Sous-entendu : ne doit-il pas être un homme de la Loi comme Moïse, plutôt qu’un roi comme David ? Ne doit-il pas gouverner par le Droit plus que par la Force ? Alors, nouveau Moïse ou fils de David ?
L’un et l’autre, Moïse comme David, se sont heurtés à des ennemis. L’un et l’autre ont combattu, qui des Egyptiens, qui des Philippins, et bien d’autres peuples, rencontrant dans leur propre vie les limites de leur propre cœur. Le Christ, lui, n’a affronté aucun ennemi.
La question n’est pas de savoir s’il y a des situations où nous serions dispensés de faire preuve de charité, dispensés de pitié, dispensés de patience, que sais-je … La question est : y a-t-il des personnes que nous soyons dispensés d’aimer ?
Et la réponse est non, pour la raison que Jésus donne à ses interlocuteurs : nous les retrouverons dans la vie éternelle ! Nous ne pouvons pas ne pas aimer aujourd’hui ceux que nous retrouverons demain dans la vie éternelle.
Dépêche-toi de te réconcilier avec ton frère pendant que tu es en chemin ! « Quand tu présentes ton offrande à l’autel, si là tu te souviens que ton frère a quelque chose contre toi, laisse là ton offrande, devant l’autel, et va d’abord te réconcilier avec ton frère ; puis reviens, et alors présente ton offrande » (Mt 5, 23-24).

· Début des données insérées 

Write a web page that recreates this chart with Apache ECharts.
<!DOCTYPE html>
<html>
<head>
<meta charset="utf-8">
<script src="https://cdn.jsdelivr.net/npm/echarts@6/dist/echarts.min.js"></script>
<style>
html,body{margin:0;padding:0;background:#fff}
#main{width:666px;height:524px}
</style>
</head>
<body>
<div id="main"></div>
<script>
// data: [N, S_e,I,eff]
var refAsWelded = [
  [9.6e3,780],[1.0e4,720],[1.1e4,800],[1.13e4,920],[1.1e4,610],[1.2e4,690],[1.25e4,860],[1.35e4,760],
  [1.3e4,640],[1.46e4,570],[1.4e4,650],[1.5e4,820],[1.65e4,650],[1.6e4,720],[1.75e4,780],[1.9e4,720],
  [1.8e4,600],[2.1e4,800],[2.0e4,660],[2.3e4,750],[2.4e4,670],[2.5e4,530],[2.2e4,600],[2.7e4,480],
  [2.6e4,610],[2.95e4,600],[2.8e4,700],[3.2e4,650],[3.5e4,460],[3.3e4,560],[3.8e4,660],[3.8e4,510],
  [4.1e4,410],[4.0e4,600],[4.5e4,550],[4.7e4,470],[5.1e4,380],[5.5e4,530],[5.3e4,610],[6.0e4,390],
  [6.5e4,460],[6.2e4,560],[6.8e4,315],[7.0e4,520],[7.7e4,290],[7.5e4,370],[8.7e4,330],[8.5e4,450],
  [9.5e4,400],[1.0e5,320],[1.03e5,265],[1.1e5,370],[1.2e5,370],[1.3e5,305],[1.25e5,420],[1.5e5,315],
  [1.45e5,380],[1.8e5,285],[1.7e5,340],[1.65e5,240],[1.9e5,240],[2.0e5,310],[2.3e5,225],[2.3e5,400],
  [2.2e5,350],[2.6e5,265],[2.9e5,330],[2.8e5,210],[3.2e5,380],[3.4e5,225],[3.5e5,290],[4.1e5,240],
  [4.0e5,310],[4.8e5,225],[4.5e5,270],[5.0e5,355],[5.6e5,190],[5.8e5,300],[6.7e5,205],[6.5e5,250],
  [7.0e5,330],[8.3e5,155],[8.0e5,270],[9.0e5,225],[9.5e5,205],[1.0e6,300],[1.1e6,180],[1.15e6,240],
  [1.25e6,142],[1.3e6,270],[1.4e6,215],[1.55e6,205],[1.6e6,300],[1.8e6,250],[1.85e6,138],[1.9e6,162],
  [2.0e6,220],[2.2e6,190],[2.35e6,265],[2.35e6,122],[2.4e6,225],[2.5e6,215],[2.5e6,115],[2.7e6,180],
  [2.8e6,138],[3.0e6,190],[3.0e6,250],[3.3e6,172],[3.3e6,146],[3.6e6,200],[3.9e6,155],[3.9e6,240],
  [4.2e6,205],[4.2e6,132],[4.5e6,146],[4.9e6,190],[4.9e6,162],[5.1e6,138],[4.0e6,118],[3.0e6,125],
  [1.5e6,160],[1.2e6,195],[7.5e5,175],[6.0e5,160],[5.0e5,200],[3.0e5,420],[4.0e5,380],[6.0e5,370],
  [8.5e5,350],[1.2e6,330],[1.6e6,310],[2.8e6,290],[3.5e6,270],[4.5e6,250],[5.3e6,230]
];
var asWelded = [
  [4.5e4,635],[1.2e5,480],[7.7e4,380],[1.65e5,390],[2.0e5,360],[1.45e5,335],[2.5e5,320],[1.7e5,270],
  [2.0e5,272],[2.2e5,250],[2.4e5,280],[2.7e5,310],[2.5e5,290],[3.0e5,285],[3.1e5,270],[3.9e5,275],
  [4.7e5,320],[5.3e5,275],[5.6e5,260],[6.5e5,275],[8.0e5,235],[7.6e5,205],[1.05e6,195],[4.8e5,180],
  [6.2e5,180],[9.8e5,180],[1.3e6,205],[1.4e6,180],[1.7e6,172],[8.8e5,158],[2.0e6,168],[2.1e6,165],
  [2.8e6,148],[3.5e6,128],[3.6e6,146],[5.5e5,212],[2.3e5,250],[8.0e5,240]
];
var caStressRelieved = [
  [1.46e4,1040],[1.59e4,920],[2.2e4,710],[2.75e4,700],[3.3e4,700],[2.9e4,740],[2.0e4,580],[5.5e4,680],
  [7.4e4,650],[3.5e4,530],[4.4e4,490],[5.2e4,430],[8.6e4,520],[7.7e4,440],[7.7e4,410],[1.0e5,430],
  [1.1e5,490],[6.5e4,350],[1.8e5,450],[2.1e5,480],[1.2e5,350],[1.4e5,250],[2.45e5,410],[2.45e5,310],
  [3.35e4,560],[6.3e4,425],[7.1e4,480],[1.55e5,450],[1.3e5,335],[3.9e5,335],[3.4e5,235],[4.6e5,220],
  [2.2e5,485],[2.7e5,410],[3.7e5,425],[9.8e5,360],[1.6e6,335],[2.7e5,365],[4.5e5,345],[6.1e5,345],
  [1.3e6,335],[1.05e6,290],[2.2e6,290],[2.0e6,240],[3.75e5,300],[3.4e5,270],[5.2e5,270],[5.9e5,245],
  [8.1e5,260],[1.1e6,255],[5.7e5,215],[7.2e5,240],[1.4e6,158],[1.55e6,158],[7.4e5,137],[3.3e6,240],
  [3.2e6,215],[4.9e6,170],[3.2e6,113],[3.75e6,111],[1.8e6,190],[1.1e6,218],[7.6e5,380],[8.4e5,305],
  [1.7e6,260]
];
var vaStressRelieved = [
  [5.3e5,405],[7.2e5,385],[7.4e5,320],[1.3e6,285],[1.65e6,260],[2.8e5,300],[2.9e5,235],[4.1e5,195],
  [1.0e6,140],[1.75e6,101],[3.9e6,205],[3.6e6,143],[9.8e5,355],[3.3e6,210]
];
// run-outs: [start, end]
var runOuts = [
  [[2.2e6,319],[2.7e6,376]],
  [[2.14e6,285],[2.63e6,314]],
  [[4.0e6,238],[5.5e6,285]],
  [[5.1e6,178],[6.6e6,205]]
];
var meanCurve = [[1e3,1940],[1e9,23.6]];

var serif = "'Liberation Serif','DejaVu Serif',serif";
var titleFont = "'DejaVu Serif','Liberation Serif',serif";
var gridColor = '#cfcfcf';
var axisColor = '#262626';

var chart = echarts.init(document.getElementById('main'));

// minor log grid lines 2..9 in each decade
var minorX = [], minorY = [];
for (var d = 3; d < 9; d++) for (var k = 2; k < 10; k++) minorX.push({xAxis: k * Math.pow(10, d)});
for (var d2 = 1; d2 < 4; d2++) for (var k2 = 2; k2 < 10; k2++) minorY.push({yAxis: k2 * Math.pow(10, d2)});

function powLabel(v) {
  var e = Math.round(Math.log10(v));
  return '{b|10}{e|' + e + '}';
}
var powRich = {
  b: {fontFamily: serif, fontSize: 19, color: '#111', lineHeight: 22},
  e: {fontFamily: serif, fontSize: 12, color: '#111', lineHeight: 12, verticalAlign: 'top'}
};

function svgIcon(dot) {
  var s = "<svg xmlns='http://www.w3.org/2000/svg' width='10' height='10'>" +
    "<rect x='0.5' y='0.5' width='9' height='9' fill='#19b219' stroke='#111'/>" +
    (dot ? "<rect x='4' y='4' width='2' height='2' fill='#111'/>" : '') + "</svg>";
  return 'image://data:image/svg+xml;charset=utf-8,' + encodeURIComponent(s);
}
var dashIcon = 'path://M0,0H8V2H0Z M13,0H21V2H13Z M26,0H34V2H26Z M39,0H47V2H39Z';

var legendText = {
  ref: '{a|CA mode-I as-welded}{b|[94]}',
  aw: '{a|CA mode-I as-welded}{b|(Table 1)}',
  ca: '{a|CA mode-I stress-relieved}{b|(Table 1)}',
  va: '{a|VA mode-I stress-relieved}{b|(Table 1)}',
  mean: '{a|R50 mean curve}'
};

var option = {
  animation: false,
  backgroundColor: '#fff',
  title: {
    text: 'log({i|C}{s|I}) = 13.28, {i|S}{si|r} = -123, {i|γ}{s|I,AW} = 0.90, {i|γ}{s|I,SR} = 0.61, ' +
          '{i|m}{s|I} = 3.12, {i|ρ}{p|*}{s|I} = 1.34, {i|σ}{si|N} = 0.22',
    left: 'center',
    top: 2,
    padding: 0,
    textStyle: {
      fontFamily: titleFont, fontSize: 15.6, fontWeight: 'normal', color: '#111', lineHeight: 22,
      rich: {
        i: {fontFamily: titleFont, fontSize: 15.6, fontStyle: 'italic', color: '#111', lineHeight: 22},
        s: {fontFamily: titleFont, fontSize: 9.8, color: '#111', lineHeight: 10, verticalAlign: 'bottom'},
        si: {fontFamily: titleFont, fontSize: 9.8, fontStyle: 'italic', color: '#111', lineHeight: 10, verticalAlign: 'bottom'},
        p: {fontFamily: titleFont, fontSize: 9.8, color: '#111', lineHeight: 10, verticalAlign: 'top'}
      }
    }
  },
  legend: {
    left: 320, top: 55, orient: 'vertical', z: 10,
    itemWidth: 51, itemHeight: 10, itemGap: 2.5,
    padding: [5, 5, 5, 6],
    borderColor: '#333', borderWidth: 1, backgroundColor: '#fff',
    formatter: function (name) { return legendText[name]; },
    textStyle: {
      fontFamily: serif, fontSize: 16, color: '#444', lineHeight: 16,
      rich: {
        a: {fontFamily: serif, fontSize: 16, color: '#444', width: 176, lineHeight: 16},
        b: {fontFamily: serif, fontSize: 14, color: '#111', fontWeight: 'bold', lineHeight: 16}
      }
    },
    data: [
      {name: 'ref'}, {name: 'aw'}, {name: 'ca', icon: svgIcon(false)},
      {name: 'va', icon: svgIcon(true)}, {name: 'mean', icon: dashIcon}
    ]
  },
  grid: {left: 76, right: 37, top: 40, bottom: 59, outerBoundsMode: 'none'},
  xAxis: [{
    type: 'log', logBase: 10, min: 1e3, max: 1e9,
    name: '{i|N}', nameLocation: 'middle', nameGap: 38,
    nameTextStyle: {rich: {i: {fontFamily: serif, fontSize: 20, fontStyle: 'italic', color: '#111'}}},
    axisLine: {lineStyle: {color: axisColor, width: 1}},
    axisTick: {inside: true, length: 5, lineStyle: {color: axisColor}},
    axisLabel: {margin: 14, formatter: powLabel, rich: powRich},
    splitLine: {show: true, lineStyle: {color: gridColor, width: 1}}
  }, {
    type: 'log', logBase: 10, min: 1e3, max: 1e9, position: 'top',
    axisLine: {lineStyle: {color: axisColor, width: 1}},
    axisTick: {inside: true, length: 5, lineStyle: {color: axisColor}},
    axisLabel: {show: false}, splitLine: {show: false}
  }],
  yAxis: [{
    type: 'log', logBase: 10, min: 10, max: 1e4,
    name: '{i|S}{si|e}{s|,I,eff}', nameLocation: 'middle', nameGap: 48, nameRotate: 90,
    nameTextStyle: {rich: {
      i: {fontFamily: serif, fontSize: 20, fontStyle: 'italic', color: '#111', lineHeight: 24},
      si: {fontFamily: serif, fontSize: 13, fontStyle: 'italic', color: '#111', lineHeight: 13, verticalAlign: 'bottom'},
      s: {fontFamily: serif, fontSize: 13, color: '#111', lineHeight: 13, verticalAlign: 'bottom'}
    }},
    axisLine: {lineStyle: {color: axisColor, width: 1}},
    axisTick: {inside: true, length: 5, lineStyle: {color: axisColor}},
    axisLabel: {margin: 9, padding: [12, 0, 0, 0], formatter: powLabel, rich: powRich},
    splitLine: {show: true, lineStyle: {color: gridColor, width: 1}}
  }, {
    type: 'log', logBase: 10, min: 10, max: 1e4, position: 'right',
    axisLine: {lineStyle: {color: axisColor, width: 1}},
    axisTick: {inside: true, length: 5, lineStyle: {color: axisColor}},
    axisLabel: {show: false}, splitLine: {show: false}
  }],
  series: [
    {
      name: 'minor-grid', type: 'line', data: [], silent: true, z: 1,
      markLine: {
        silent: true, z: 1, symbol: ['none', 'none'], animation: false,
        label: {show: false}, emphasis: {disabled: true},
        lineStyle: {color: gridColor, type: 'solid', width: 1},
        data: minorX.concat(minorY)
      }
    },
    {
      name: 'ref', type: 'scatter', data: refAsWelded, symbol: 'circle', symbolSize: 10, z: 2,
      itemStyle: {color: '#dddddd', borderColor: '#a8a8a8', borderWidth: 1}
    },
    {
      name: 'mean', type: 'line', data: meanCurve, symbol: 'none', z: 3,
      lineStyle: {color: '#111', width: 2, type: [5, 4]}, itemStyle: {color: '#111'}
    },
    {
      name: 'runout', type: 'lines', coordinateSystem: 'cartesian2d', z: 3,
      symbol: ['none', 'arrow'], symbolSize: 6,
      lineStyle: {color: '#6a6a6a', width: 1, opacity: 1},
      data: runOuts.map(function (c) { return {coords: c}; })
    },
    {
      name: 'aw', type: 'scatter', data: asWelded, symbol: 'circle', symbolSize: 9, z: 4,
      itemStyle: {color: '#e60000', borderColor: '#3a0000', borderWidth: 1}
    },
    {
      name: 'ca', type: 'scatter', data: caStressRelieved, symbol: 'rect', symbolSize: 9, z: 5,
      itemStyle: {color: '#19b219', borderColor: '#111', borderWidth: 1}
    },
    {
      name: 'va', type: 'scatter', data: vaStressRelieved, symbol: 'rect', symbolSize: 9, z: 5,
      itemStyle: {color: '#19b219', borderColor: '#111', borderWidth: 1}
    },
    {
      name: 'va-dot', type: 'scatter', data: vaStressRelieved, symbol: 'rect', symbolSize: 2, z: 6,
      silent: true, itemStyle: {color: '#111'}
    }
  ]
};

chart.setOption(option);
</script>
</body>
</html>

Vous êtes brouillés avec des membres de votre famille ? Et chacun continue à aller à la messe de son côté, en estimant que l’autre exagère ? Comment ferez-vous pour comparaître ensemble devant le Christ ? Vous serez comme ces sept frères qui diront chacun que c’est leur femme ? Chacun dira à Jésus : c’est avec moi que tu as fait Alliance, pas avec la partie brouillée, et qui se prétend chrétienne, de ma famille ? Vous allez continuer devant Dieu à vous disputer en disant chacun que c’est l’autre qui a commencé ?
La loi de l’amour est la seule loi de l’éternité.
C’est la leçon du martyre des sept frères en 1ère lecture, sept frères et de leur mère si vous lisez l’ensemble du texte. Leurs souffrances sont sans comparaison, dira saint Paul, avec la gloire qui va bientôt se révéler en nous.